What is required:
Return precisely the span of lines from the top of the material below to the line containing "W, H = 453, 640", both included. Pictures are excluded.

------------------------------------

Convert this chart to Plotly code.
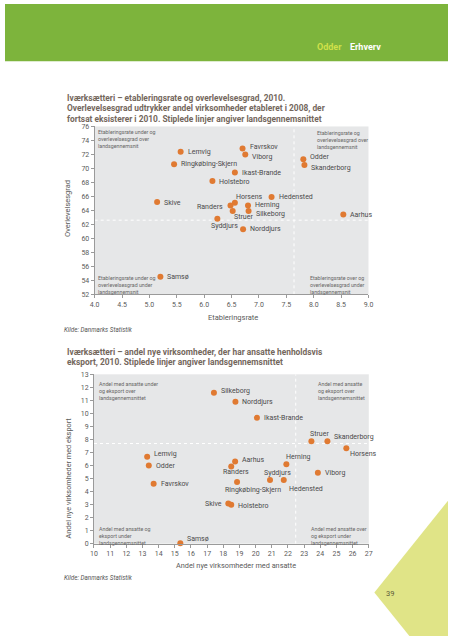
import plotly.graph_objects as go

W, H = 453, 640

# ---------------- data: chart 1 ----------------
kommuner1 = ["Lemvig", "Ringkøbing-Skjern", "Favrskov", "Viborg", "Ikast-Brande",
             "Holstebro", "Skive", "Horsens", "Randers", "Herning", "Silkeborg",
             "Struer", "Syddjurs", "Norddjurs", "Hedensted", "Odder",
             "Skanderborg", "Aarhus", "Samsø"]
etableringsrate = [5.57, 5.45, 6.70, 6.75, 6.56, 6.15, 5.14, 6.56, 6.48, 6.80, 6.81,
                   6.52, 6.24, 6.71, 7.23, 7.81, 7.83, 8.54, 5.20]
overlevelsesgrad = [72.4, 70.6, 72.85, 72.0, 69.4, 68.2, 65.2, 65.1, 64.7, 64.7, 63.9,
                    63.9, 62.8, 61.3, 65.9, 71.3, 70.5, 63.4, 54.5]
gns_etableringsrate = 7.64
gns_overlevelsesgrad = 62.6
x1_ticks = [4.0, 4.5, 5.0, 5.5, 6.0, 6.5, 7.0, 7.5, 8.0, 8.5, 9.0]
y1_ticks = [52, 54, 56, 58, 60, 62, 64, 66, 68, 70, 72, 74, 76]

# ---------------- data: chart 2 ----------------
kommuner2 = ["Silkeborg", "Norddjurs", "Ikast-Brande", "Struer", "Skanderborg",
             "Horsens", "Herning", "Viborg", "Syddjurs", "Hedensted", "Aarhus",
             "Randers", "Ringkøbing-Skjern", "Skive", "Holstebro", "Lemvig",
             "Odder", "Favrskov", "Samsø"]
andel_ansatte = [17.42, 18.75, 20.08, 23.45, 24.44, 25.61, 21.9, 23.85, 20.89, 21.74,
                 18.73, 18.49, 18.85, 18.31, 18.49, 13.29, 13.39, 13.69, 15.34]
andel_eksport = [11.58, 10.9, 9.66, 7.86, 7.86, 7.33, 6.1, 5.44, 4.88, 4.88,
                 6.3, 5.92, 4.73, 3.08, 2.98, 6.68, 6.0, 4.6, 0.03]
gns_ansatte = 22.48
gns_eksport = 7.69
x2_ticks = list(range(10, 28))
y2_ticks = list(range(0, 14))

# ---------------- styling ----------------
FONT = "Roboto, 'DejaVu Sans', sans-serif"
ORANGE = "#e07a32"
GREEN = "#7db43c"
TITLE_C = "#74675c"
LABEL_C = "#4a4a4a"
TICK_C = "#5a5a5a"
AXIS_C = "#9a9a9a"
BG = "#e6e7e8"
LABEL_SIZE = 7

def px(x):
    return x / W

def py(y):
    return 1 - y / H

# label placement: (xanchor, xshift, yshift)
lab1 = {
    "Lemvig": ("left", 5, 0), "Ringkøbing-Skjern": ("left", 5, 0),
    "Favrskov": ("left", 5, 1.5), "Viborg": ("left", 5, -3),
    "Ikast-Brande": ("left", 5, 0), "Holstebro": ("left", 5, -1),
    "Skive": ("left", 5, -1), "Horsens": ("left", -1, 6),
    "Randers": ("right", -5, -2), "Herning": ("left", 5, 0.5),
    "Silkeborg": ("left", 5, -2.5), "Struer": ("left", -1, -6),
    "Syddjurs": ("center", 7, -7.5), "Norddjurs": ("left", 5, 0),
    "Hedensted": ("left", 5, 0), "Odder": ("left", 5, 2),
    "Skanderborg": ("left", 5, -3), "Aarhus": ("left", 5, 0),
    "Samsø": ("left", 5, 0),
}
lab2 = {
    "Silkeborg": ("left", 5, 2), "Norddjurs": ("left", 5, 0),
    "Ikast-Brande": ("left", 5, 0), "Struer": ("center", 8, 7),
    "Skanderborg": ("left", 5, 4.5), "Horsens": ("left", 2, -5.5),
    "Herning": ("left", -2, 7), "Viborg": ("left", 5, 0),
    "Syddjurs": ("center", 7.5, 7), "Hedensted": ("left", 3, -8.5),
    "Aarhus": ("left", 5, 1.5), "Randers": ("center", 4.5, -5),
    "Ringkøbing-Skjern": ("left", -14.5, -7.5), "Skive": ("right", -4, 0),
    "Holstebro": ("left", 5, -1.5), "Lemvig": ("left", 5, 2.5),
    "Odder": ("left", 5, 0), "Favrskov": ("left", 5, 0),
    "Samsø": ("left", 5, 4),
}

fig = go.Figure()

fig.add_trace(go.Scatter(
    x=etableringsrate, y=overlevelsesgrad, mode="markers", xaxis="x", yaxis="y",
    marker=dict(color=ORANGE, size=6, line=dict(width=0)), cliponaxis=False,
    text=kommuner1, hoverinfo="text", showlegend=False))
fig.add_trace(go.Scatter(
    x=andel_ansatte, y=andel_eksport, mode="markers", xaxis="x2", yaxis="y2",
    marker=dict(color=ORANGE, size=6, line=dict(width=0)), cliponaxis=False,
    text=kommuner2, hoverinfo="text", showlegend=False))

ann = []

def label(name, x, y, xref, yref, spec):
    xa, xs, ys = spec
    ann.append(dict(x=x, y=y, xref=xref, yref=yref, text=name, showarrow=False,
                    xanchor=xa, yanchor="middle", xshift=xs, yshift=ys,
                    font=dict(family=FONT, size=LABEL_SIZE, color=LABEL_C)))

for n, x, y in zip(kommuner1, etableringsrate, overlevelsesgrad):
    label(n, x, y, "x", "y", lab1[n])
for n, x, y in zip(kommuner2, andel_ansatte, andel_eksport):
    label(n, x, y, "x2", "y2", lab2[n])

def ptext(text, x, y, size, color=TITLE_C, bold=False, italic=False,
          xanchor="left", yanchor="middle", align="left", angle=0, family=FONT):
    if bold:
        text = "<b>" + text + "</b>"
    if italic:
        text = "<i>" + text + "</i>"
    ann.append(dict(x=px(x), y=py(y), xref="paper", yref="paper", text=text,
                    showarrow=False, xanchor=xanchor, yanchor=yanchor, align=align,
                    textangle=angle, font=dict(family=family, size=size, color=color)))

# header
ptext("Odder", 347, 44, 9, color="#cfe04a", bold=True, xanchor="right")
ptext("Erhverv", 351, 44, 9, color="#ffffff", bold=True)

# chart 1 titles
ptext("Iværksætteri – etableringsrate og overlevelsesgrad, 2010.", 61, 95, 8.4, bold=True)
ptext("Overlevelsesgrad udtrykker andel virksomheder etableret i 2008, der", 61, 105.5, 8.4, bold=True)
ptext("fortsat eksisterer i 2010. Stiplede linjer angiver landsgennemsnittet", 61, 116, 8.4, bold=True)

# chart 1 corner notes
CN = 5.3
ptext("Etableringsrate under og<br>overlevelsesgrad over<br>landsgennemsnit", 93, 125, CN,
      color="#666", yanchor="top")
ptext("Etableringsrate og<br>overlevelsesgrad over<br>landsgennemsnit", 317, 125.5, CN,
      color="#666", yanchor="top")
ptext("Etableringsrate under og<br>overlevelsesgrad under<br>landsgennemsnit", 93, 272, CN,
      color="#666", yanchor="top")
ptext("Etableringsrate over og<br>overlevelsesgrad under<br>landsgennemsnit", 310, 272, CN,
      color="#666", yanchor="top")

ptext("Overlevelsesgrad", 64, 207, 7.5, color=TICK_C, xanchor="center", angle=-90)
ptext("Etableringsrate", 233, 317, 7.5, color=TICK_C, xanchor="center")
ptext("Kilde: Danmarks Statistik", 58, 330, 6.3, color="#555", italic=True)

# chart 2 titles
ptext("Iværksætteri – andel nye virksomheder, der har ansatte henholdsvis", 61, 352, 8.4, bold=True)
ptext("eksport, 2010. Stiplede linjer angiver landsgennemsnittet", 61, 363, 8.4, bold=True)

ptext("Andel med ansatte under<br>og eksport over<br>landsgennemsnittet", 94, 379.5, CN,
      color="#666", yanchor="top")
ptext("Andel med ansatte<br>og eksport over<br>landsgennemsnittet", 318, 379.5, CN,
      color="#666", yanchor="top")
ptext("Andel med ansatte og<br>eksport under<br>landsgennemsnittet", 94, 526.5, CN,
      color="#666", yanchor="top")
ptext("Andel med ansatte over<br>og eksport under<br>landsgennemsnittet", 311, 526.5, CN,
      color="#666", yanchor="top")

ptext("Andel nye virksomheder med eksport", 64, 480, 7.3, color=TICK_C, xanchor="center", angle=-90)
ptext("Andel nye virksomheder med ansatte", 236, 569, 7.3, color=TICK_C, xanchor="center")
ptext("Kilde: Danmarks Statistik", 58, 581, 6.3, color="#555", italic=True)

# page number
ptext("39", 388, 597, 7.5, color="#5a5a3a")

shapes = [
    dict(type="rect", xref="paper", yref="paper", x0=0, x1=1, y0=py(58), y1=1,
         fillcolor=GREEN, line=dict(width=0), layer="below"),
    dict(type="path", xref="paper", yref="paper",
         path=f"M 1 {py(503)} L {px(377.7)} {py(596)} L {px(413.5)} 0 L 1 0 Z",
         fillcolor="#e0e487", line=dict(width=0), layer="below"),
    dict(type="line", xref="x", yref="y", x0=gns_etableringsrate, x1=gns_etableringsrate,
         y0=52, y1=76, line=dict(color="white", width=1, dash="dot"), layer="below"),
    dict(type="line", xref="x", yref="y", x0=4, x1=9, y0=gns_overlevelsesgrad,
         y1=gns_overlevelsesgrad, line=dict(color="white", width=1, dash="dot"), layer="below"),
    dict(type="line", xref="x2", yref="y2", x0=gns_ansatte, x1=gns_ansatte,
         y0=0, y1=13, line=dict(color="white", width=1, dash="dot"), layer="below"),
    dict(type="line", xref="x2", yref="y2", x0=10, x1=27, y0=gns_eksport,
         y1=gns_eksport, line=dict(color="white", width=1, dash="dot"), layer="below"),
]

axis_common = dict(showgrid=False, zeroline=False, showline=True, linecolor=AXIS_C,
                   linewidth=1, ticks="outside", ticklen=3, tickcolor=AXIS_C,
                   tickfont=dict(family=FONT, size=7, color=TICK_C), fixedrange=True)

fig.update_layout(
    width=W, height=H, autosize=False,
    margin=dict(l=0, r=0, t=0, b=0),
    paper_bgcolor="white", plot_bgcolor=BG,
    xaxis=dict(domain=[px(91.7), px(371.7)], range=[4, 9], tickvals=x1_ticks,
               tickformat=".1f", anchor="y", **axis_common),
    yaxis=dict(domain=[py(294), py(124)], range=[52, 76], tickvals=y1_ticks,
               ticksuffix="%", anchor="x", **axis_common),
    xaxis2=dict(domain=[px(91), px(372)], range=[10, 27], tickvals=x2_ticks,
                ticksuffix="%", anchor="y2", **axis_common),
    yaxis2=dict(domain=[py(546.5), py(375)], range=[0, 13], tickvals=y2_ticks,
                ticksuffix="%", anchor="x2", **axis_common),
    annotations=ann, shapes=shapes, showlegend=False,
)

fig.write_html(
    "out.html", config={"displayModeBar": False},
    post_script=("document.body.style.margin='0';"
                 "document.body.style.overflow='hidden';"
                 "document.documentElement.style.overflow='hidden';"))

------------------------------------

Expected output:
Convert this chart to Plotly code.
import plotly.graph_objects as go

W, H = 453, 640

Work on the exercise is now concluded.